(What is needed)
Return each line of the data below exactly, omitting any pictures.

(Dataset rows)
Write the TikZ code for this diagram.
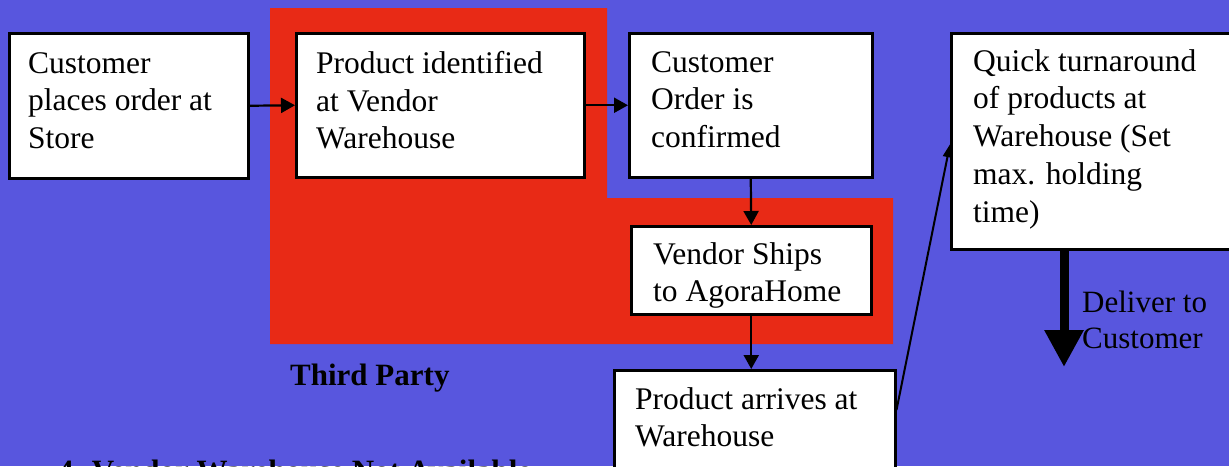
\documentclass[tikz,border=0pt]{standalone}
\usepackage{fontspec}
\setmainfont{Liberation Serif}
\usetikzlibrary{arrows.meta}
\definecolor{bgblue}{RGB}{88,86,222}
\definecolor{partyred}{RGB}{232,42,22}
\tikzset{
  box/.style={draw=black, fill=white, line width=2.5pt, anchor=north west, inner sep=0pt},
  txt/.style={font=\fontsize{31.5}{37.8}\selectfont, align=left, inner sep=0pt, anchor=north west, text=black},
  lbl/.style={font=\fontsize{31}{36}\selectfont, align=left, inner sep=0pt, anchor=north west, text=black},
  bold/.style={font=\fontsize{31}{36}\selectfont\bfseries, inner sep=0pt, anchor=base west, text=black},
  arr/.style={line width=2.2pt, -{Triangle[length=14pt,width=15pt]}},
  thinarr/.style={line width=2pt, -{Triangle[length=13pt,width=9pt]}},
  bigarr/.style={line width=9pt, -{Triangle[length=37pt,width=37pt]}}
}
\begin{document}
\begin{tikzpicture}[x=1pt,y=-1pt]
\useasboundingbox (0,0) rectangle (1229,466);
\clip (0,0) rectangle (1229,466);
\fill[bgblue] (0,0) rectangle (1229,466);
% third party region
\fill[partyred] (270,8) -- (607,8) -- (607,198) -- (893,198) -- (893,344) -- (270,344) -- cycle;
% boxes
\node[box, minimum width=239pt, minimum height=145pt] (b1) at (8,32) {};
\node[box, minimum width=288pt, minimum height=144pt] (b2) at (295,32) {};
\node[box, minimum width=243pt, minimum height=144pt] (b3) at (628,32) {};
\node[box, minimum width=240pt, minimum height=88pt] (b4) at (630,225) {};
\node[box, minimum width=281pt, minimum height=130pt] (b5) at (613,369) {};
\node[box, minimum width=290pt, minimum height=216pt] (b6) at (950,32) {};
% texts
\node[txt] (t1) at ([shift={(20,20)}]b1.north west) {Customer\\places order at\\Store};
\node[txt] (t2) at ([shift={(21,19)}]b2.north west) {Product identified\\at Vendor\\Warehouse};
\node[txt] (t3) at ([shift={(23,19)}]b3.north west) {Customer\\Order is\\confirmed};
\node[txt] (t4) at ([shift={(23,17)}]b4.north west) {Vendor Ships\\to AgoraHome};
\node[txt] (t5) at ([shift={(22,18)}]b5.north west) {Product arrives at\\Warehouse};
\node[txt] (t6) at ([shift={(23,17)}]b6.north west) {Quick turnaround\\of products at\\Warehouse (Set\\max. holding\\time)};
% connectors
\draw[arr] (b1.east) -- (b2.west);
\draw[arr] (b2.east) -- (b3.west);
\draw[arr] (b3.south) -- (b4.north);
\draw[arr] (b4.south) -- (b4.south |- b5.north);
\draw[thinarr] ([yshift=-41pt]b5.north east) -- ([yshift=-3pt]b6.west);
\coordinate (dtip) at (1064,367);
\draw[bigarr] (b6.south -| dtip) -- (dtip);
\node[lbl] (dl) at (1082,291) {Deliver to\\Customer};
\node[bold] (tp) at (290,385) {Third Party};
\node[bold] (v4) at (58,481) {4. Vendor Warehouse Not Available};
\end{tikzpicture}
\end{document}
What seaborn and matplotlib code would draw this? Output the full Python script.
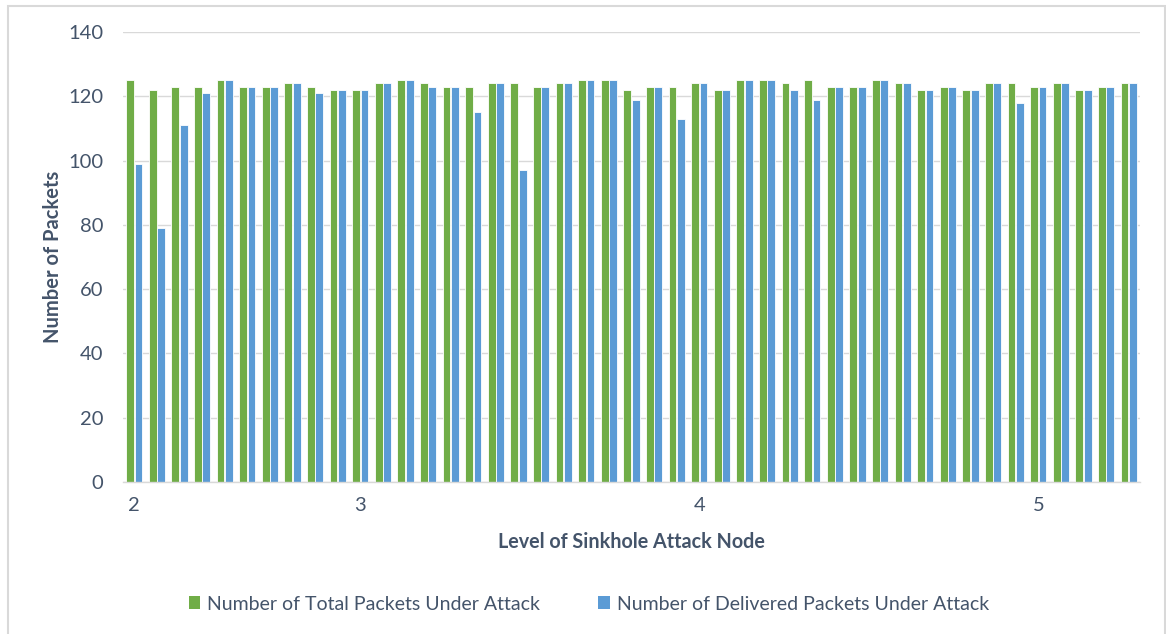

(Correct result)
Write the TikZ code for this diagram.
\documentclass[tikz,border=0pt]{standalone}
\usepackage{fontspec}
\setmainfont{Liberation Serif}
\usetikzlibrary{arrows.meta}
\definecolor{bgblue}{RGB}{88,86,222}
\definecolor{partyred}{RGB}{232,42,22}
\tikzset{
  box/.style={draw=black, fill=white, line width=2.5pt, anchor=north west, inner sep=0pt},
  txt/.style={font=\fontsize{31.5}{37.8}\selectfont, align=left, inner sep=0pt, anchor=north west, text=black},
  lbl/.style={font=\fontsize{31}{36}\selectfont, align=left, inner sep=0pt, anchor=north west, text=black},
  bold/.style={font=\fontsize{31}{36}\selectfont\bfseries, inner sep=0pt, anchor=base west, text=black},
  arr/.style={line width=2.2pt, -{Triangle[length=14pt,width=15pt]}},
  thinarr/.style={line width=2pt, -{Triangle[length=13pt,width=9pt]}},
  bigarr/.style={line width=9pt, -{Triangle[length=37pt,width=37pt]}}
}
\begin{document}
\begin{tikzpicture}[x=1pt,y=-1pt]
\useasboundingbox (0,0) rectangle (1229,466);
\clip (0,0) rectangle (1229,466);
\fill[bgblue] (0,0) rectangle (1229,466);
% third party region
\fill[partyred] (270,8) -- (607,8) -- (607,198) -- (893,198) -- (893,344) -- (270,344) -- cycle;
% boxes
\node[box, minimum width=239pt, minimum height=145pt] (b1) at (8,32) {};
\node[box, minimum width=288pt, minimum height=144pt] (b2) at (295,32) {};
\node[box, minimum width=243pt, minimum height=144pt] (b3) at (628,32) {};
\node[box, minimum width=240pt, minimum height=88pt] (b4) at (630,225) {};
\node[box, minimum width=281pt, minimum height=130pt] (b5) at (613,369) {};
\node[box, minimum width=290pt, minimum height=216pt] (b6) at (950,32) {};
% texts
\node[txt] (t1) at ([shift={(20,20)}]b1.north west) {Customer\\places order at\\Store};
\node[txt] (t2) at ([shift={(21,19)}]b2.north west) {Product identified\\at Vendor\\Warehouse};
\node[txt] (t3) at ([shift={(23,19)}]b3.north west) {Customer\\Order is\\confirmed};
\node[txt] (t4) at ([shift={(23,17)}]b4.north west) {Vendor Ships\\to AgoraHome};
\node[txt] (t5) at ([shift={(22,18)}]b5.north west) {Product arrives at\\Warehouse};
\node[txt] (t6) at ([shift={(23,17)}]b6.north west) {Quick turnaround\\of products at\\Warehouse (Set\\max. holding\\time)};
% connectors
\draw[arr] (b1.east) -- (b2.west);
\draw[arr] (b2.east) -- (b3.west);
\draw[arr] (b3.south) -- (b4.north);
\draw[arr] (b4.south) -- (b4.south |- b5.north);
\draw[thinarr] ([yshift=-41pt]b5.north east) -- ([yshift=-3pt]b6.west);
\coordinate (dtip) at (1064,367);
\draw[bigarr] (b6.south -| dtip) -- (dtip);
\node[lbl] (dl) at (1082,291) {Deliver to\\Customer};
\node[bold] (tp) at (290,385) {Third Party};
\node[bold] (v4) at (58,481) {4. Vendor Warehouse Not Available};
\end{tikzpicture}
\end{document}
What seaborn and matplotlib code would draw this? Output the full Python script.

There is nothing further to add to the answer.